Simulation of fluid flows can be prohibitively expensive, especially for high Reynolds number (turbulent) flows where vortices have dramatically different sizes. To resolve these vortices, especially those with very small sizes, the computational grid has to be very fine, resulting in excessive computational cost. Meanwhile, finer grid requires smaller time step size, which further increases the overall computational cost. For example, direct numerical simulation (DNS) of a turbulent flow at a moderate Reynolds number using a single CPU core can take hundreds of years to complete.
High performance computing (HPC) on massively parallel computer clusters is one of the most effective ways to address the aforementioned challenge. The figure below shows a schematic of the structure of a typical HPC cluster. The compute nodes are interconnected to each other (e.g., using Ethernet or InfiniBand switches) to allow mutual communications in a local network. The master node (or login node) is connected to both this local network and the outer world to allow users to remotely manage jobs on the compute nodes. Each node usually has its own local storage, memories, and synchronized operating system. The overall cluster can also have external shared file systems with very large capacity (Petabytes, for example) for data storage.
My experience with HPC started in 2009 when I was a Ph.D. student at University of Notre Dame doing research on compressible turbulent flow simulation using a solver called "CDP" developed at Stanford University's Center for Turbulence Research. I was initially running test cases on a cluster with 200+ CPU cores, and then moved to much larger supercomputers (with hundreds of thousands of cores) located at national computing centers. The pictures below are some of the supercomputers that I have used in the past years. In addition to being a user, I also rebuilt and managed a small cluster with 240 cores at the Computational Aero and Hydrodynamics Laboratory in the George Washington University (see the CAHL Cluster WikiPage for more information).
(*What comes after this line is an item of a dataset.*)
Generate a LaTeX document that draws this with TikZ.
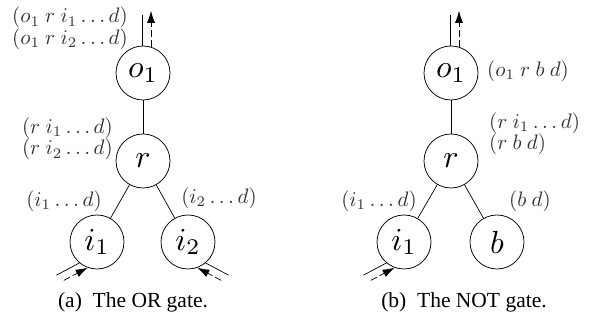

My experience on parallel program development also dates back to 2009. At that time, I developed multiple parallel programs (e.g., for interpolation and integration on unstructured grids) using the Message Passing Interface (MPI) standard. In 2012, I started developing my own high-order accurate and massively parallel flow solvers that work on both stationary and dynamic unstructured meshes. The fundamental idea for parallelization is simple: decompose a mesh into small partitions, then distribute each partition to a processor for computation, and inter-processor communication (data exchange) ensures unique and correct solutions. For example, the figure on the left shows the partitions of a simple mesh, where each color represents a partition. The figure on the right shows the parallel efficiency of one of my solvers on a mesh with several thousands of elements. It is seen that the solver approaches the ideal (linear) speedup as the scheme order increases. The development of a good parallel program requires not only in-depth understanding of the algorithm and the design philosophy, but also knowledge of the hardware.